[WORK REQUIRED]
Reproduce each line of the listing exactly.

[RECORDED DATA]
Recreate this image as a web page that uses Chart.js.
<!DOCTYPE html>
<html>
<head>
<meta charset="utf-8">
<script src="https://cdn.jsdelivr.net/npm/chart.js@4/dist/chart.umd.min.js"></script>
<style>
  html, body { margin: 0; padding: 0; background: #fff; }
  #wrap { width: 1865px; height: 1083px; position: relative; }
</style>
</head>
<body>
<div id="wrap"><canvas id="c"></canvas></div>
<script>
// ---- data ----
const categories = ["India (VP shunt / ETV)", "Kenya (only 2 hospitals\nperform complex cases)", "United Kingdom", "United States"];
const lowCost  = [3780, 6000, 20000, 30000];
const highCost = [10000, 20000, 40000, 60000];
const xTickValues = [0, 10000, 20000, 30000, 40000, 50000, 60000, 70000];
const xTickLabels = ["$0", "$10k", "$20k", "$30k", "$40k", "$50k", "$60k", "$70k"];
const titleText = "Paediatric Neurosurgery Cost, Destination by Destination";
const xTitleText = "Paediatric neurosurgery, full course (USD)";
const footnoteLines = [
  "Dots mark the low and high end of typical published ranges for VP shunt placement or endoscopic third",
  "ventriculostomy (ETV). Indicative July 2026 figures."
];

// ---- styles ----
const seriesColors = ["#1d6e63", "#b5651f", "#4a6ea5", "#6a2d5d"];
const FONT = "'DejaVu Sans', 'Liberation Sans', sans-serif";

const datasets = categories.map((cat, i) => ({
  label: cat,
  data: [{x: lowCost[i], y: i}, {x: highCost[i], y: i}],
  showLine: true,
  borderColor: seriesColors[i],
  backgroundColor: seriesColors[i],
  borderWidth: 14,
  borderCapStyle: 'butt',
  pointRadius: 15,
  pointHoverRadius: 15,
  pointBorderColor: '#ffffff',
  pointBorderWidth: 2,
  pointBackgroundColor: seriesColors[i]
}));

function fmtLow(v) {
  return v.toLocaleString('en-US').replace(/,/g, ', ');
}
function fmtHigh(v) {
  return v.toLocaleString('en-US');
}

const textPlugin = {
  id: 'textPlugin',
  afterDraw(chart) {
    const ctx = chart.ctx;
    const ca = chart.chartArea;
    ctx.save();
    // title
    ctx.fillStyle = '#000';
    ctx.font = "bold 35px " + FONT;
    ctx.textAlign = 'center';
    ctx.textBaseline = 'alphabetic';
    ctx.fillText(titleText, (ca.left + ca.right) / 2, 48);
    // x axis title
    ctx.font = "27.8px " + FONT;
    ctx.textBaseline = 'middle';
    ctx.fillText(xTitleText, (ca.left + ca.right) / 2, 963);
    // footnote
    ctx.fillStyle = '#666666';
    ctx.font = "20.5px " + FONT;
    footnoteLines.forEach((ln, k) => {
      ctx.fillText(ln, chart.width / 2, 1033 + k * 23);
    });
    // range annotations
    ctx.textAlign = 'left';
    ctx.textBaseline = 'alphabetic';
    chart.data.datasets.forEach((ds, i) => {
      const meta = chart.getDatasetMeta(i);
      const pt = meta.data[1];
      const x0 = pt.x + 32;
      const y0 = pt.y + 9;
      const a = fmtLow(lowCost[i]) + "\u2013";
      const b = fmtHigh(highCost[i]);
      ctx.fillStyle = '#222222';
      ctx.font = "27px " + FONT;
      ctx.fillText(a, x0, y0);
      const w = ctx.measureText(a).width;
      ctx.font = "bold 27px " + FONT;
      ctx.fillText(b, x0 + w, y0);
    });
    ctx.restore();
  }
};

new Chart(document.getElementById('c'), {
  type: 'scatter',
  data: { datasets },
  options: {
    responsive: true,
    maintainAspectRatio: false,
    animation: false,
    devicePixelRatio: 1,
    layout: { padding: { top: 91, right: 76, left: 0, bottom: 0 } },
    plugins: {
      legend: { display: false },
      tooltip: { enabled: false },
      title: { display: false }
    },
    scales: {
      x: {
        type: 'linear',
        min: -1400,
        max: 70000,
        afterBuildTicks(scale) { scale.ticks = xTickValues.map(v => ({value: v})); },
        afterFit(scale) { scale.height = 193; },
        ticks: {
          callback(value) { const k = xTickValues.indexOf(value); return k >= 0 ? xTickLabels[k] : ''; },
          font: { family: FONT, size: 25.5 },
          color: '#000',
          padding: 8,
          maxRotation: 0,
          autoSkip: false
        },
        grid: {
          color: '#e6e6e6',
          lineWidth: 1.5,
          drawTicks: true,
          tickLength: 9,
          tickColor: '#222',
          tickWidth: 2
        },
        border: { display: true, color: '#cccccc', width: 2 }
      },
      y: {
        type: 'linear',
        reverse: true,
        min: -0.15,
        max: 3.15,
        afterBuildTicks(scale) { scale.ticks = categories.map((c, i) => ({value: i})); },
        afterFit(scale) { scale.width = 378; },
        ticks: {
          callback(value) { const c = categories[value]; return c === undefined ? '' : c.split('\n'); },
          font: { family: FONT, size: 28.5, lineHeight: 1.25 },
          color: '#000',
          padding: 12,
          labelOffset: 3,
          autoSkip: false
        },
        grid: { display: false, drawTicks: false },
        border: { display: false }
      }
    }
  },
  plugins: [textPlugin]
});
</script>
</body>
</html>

[OUTPUT FOR THIS TASK]
Recreate this image as a web page that uses Chart.js.
<!DOCTYPE html>
<html>
<head>
<meta charset="utf-8">
<script src="https://cdn.jsdelivr.net/npm/chart.js@4/dist/chart.umd.min.js"></script>
<style>
  html, body { margin: 0; padding: 0; background: #fff; }
  #wrap { width: 1865px; height: 1083px; position: relative; }
</style>
</head>
<body>
<div id="wrap"><canvas id="c"></canvas></div>
<script>
// ---- data ----
const categories = ["India (VP shunt / ETV)", "Kenya (only 2 hospitals\nperform complex cases)", "United Kingdom", "United States"];
const lowCost  = [3780, 6000, 20000, 30000];
const highCost = [10000, 20000, 40000, 60000];
const xTickValues = [0, 10000, 20000, 30000, 40000, 50000, 60000, 70000];
const xTickLabels = ["$0", "$10k", "$20k", "$30k", "$40k", "$50k", "$60k", "$70k"];
const titleText = "Paediatric Neurosurgery Cost, Destination by Destination";
const xTitleText = "Paediatric neurosurgery, full course (USD)";
const footnoteLines = [
  "Dots mark the low and high end of typical published ranges for VP shunt placement or endoscopic third",
  "ventriculostomy (ETV). Indicative July 2026 figures."
];

// ---- styles ----
const seriesColors = ["#1d6e63", "#b5651f", "#4a6ea5", "#6a2d5d"];
const FONT = "'DejaVu Sans', 'Liberation Sans', sans-serif";

const datasets = categories.map((cat, i) => ({
  label: cat,
  data: [{x: lowCost[i], y: i}, {x: highCost[i], y: i}],
  showLine: true,
  borderColor: seriesColors[i],
  backgroundColor: seriesColors[i],
  borderWidth: 14,
  borderCapStyle: 'butt',
  pointRadius: 15,
  pointHoverRadius: 15,
  pointBorderColor: '#ffffff',
  pointBorderWidth: 2,
  pointBackgroundColor: seriesColors[i]
}));

function fmtLow(v) {
  return v.toLocaleString('en-US').replace(/,/g, ', ');
}
function fmtHigh(v) {
  return v.toLocaleString('en-US');
}

const textPlugin = {
  id: 'textPlugin',
  afterDraw(chart) {
    const ctx = chart.ctx;
    const ca = chart.chartArea;
    ctx.save();
    // title
    ctx.fillStyle = '#000';
    ctx.font = "bold 35px " + FONT;
    ctx.textAlign = 'center';
    ctx.textBaseline = 'alphabetic';
    ctx.fillText(titleText, (ca.left + ca.right) / 2, 48);
    // x axis title
    ctx.font = "27.8px " + FONT;
    ctx.textBaseline = 'middle';
    ctx.fillText(xTitleText, (ca.left + ca.right) / 2, 963);
    // footnote
    ctx.fillStyle = '#666666';
    ctx.font = "20.5px " + FONT;
    footnoteLines.forEach((ln, k) => {
      ctx.fillText(ln, chart.width / 2, 1033 + k * 23);
    });
    // range annotations
    ctx.textAlign = 'left';
    ctx.textBaseline = 'alphabetic';
    chart.data.datasets.forEach((ds, i) => {
      const meta = chart.getDatasetMeta(i);
      const pt = meta.data[1];
      const x0 = pt.x + 32;
      const y0 = pt.y + 9;
      const a = fmtLow(lowCost[i]) + "\u2013";
      const b = fmtHigh(highCost[i]);
      ctx.fillStyle = '#222222';
      ctx.font = "27px " + FONT;
      ctx.fillText(a, x0, y0);
      const w = ctx.measureText(a).width;
      ctx.font = "bold 27px " + FONT;
      ctx.fillText(b, x0 + w, y0);
    });
    ctx.restore();
  }
};

new Chart(document.getElementById('c'), {
  type: 'scatter',
  data: { datasets },
  options: {
    responsive: true,
    maintainAspectRatio: false,
    animation: false,
    devicePixelRatio: 1,
    layout: { padding: { top: 91, right: 76, left: 0, bottom: 0 } },
    plugins: {
      legend: { display: false },
      tooltip: { enabled: false },
      title: { display: false }
    },
    scales: {
      x: {
        type: 'linear',
        min: -1400,
        max: 70000,
        afterBuildTicks(scale) { scale.ticks = xTickValues.map(v => ({value: v})); },
        afterFit(scale) { scale.height = 193; },
        ticks: {
          callback(value) { const k = xTickValues.indexOf(value); return k >= 0 ? xTickLabels[k] : ''; },
          font: { family: FONT, size: 25.5 },
          color: '#000',
          padding: 8,
          maxRotation: 0,
          autoSkip: false
        },
        grid: {
          color: '#e6e6e6',
          lineWidth: 1.5,
          drawTicks: true,
          tickLength: 9,
          tickColor: '#222',
          tickWidth: 2
        },
        border: { display: true, color: '#cccccc', width: 2 }
      },
      y: {
        type: 'linear',
        reverse: true,
        min: -0.15,
        max: 3.15,
        afterBuildTicks(scale) { scale.ticks = categories.map((c, i) => ({value: i})); },
        afterFit(scale) { scale.width = 378; },
        ticks: {
          callback(value) { const c = categories[value]; return c === undefined ? '' : c.split('\n'); },
          font: { family: FONT, size: 28.5, lineHeight: 1.25 },
          color: '#000',
          padding: 12,
          labelOffset: 3,
          autoSkip: false
        },
        grid: { display: false, drawTicks: false },
        border: { display: false }
      }
    }
  },
  plugins: [textPlugin]
});
</script>
</body>
</html>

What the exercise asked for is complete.